* _Task statement_:
Copy each line with the word "this" in it.

* _Given records_:
>> start
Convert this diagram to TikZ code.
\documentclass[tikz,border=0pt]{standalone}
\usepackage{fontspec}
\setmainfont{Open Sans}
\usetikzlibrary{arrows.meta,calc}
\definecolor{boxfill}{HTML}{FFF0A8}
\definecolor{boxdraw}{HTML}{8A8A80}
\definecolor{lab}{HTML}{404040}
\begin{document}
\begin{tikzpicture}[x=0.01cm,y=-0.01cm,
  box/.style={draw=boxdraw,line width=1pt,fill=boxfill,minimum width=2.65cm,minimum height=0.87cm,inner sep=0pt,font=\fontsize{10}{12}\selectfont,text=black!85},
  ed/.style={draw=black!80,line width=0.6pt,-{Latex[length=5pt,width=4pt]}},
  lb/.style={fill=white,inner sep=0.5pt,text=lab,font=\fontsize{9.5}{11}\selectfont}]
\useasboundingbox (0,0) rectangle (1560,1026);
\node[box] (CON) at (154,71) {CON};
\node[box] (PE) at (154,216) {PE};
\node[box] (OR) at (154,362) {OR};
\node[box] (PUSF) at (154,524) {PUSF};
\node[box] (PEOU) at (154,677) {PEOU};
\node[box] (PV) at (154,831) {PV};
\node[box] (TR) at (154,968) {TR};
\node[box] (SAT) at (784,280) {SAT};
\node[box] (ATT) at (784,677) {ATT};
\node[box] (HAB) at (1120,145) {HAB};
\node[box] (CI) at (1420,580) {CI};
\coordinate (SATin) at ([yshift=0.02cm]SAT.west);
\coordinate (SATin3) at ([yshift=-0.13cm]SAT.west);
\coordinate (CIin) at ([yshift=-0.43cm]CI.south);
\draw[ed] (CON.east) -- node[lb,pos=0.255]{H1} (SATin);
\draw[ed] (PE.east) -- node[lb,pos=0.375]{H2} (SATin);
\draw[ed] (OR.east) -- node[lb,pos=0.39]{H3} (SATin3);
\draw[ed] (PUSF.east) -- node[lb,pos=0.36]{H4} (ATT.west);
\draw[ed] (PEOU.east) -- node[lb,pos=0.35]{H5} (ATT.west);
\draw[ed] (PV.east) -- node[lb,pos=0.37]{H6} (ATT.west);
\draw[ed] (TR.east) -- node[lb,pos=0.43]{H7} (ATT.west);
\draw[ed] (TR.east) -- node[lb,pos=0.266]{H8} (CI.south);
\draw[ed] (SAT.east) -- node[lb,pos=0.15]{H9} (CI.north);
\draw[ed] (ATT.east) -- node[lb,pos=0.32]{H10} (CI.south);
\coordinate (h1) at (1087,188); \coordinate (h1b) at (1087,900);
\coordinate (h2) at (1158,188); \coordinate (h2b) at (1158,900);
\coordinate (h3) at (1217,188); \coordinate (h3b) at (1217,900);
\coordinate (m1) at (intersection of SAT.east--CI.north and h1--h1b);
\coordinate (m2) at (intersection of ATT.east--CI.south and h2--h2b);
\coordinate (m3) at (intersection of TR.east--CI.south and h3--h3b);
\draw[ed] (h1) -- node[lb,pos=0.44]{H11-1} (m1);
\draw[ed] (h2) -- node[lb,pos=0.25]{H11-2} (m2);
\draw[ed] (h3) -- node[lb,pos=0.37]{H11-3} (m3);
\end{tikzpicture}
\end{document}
>> end
>> start
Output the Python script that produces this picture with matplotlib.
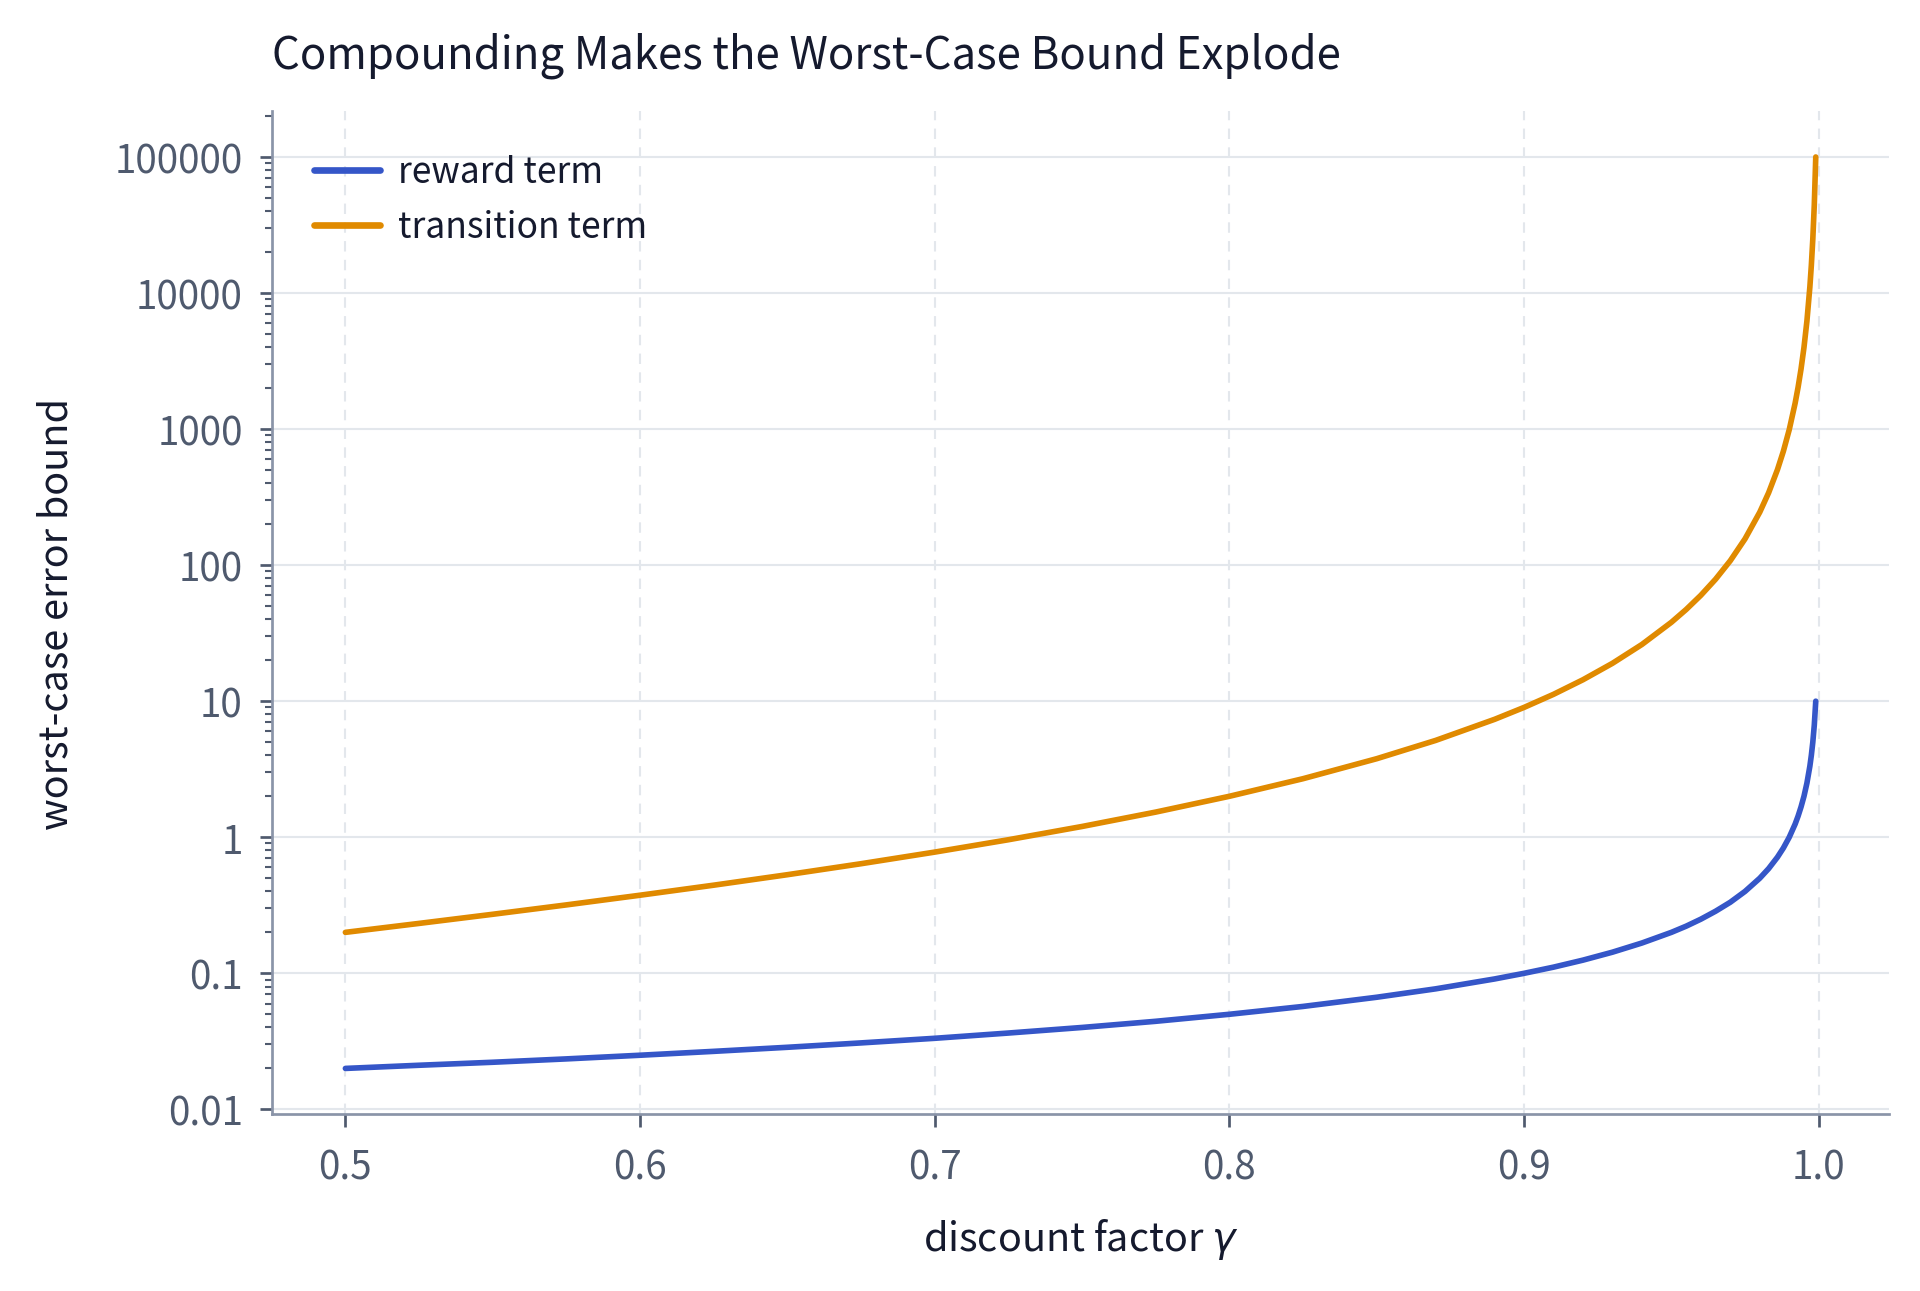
>> end
* _The answer_:
Convert this diagram to TikZ code.
Output the Python script that produces this picture with matplotlib.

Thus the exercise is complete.